> _Aim_
Starting at the first line of the listing below, retype each line up to and including the one that contains "revenue = [7812, 9159, 10305, 12867, 15838]". Leave pictures out.

> _Dataset content_

▼

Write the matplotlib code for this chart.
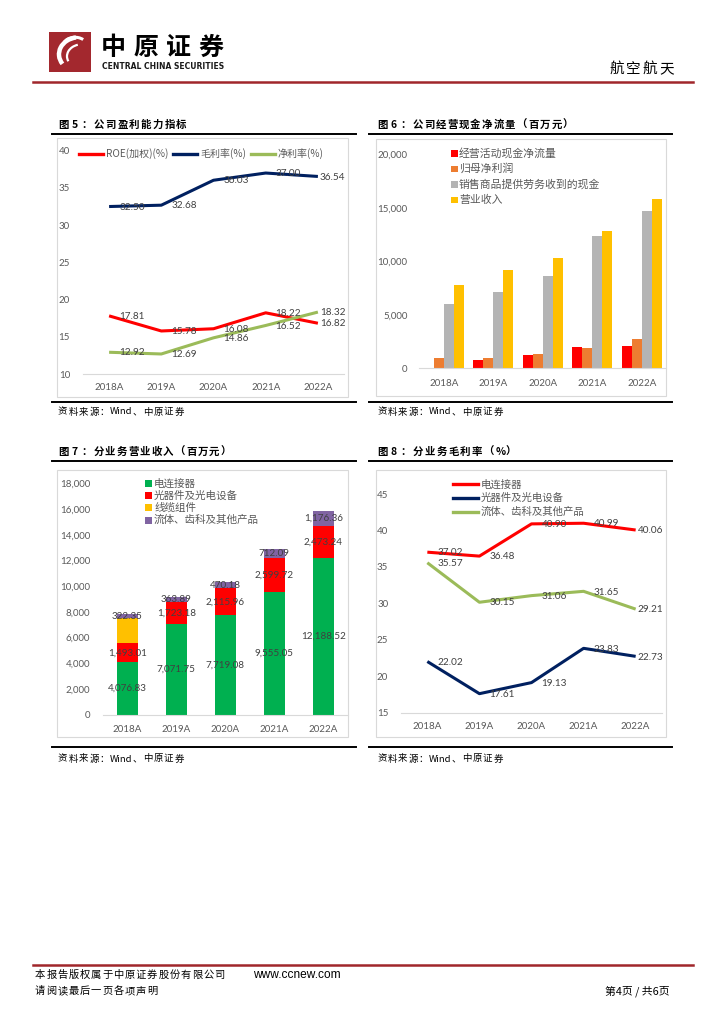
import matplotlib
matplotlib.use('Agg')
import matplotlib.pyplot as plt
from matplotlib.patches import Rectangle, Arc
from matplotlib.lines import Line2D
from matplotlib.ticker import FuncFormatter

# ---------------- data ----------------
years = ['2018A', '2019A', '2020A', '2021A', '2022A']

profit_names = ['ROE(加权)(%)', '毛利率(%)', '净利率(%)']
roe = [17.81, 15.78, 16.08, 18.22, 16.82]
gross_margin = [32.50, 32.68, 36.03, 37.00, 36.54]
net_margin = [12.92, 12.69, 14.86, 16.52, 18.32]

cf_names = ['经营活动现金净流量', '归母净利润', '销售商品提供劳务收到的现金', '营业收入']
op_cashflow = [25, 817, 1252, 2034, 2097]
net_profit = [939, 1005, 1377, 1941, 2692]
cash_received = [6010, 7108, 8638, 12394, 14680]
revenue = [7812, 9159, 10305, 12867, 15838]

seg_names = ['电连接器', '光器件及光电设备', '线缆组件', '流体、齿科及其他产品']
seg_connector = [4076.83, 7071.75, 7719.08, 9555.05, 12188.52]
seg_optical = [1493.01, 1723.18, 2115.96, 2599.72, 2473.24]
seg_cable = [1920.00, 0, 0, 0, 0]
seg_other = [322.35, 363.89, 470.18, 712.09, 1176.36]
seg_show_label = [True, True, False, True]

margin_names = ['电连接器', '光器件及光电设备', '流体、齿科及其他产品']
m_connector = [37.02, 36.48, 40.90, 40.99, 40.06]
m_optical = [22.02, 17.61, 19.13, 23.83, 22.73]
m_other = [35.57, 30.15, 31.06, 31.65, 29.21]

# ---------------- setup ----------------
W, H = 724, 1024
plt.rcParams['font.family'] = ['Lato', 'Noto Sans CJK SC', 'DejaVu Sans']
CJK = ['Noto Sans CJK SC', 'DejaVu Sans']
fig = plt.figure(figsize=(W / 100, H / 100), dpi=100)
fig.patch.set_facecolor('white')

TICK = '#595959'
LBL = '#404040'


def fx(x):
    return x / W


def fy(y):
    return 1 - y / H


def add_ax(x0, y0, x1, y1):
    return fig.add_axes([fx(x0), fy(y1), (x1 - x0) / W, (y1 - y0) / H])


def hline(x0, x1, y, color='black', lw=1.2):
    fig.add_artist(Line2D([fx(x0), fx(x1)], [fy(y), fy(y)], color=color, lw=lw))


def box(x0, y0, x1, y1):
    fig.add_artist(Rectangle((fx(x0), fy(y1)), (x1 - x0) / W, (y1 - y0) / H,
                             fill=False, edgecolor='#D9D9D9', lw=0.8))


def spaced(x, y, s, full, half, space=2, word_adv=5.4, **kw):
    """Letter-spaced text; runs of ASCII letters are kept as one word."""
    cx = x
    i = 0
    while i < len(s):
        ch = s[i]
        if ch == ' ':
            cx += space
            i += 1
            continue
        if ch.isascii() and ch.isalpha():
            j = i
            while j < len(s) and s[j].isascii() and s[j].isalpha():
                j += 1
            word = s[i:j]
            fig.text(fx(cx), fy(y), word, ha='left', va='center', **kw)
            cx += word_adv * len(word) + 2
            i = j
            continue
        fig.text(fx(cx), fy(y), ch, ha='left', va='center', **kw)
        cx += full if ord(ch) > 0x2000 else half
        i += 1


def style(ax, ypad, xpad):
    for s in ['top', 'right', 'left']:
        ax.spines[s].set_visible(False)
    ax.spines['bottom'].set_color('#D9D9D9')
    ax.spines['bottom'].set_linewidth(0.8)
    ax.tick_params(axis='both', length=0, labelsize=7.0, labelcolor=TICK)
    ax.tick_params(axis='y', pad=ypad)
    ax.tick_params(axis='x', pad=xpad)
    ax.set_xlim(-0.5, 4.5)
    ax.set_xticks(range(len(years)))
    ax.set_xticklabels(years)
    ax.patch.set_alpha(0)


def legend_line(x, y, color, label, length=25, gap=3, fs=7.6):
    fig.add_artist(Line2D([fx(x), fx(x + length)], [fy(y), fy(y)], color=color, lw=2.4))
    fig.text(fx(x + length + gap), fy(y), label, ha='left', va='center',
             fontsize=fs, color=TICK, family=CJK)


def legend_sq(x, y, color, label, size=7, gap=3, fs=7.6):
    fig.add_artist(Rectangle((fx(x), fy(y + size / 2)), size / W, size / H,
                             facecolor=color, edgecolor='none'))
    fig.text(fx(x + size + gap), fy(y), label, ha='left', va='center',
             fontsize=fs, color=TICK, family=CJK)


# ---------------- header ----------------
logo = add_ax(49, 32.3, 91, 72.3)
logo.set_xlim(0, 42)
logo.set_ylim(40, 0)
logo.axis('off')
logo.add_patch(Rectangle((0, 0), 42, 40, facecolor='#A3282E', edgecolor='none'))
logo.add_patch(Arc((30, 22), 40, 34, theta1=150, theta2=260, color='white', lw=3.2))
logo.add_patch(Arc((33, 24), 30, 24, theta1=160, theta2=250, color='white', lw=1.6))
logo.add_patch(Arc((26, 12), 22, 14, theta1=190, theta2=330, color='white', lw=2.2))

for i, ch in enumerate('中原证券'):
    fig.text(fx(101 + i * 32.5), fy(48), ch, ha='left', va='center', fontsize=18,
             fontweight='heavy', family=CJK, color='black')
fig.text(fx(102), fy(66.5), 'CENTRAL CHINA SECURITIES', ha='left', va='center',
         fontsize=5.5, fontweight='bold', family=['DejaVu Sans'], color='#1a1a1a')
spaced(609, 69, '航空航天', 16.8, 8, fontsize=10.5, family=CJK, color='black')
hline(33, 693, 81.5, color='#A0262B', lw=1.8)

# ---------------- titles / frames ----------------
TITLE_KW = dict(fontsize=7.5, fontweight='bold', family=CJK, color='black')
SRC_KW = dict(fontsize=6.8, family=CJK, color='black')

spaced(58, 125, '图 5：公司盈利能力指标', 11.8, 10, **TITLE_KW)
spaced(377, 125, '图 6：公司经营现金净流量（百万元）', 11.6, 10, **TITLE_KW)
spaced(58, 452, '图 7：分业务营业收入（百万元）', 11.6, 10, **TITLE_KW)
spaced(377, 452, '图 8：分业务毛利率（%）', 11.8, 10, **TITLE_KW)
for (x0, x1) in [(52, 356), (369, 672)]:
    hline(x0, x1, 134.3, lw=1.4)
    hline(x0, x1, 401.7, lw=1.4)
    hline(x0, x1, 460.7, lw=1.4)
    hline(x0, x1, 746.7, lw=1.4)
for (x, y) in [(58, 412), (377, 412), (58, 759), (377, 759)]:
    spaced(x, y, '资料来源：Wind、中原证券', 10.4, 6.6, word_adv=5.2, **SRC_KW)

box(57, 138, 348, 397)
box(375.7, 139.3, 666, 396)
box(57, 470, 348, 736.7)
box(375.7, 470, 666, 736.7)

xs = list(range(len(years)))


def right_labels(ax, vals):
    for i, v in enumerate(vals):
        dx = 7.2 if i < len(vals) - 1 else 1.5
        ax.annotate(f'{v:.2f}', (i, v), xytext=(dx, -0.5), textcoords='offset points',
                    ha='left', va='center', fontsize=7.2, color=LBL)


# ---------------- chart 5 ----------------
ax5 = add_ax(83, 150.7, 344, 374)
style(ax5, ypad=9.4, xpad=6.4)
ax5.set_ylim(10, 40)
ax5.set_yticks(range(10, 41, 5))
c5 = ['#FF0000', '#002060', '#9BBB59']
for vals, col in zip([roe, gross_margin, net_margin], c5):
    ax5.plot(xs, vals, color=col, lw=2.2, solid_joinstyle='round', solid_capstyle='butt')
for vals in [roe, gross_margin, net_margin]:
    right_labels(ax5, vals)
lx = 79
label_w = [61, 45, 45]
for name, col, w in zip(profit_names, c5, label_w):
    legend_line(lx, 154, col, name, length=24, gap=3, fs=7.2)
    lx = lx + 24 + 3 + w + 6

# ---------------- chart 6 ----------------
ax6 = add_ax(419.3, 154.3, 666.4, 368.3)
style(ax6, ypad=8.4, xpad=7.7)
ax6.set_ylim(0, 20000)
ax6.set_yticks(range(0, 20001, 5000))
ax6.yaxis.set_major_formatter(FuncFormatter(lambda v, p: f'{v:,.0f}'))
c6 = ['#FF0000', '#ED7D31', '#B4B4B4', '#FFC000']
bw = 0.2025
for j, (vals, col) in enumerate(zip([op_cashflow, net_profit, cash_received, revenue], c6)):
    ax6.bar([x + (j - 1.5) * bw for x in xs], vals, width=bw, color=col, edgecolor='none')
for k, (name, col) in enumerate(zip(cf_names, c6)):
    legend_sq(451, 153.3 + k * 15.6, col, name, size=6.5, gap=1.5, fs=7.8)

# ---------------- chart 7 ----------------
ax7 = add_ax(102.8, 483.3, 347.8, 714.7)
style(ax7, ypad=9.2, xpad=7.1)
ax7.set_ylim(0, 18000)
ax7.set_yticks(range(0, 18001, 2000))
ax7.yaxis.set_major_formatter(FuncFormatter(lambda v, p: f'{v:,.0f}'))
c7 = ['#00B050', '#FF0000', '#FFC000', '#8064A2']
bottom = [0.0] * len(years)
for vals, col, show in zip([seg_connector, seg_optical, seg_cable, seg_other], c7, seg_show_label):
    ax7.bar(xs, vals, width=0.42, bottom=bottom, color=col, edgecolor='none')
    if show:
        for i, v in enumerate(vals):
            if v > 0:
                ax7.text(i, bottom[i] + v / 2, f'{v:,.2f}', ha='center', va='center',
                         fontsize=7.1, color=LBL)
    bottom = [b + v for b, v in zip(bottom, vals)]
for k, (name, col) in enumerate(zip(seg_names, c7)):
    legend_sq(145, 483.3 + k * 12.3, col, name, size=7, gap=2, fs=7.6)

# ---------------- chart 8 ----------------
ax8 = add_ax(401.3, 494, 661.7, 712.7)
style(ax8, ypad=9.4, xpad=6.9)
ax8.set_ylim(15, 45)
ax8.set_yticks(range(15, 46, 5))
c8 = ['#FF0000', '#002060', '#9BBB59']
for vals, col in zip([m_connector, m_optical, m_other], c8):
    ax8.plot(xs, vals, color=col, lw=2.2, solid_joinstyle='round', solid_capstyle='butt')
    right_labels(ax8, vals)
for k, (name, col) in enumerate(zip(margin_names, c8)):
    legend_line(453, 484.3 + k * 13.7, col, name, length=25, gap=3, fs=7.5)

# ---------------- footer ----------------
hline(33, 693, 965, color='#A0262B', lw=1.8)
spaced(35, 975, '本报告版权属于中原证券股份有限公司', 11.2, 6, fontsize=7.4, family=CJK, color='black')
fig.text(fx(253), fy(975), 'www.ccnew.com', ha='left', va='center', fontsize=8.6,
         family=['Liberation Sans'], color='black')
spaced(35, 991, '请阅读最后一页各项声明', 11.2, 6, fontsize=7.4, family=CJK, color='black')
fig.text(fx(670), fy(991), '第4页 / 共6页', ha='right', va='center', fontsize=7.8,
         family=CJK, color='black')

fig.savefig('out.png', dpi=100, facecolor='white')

▲

> _The output_
Write the matplotlib code for this chart.
import matplotlib
matplotlib.use('Agg')
import matplotlib.pyplot as plt
from matplotlib.patches import Rectangle, Arc
from matplotlib.lines import Line2D
from matplotlib.ticker import FuncFormatter

# ---------------- data ----------------
years = ['2018A', '2019A', '2020A', '2021A', '2022A']

profit_names = ['ROE(加权)(%)', '毛利率(%)', '净利率(%)']
roe = [17.81, 15.78, 16.08, 18.22, 16.82]
gross_margin = [32.50, 32.68, 36.03, 37.00, 36.54]
net_margin = [12.92, 12.69, 14.86, 16.52, 18.32]

cf_names = ['经营活动现金净流量', '归母净利润', '销售商品提供劳务收到的现金', '营业收入']
op_cashflow = [25, 817, 1252, 2034, 2097]
net_profit = [939, 1005, 1377, 1941, 2692]
cash_received = [6010, 7108, 8638, 12394, 14680]
revenue = [7812, 9159, 10305, 12867, 15838]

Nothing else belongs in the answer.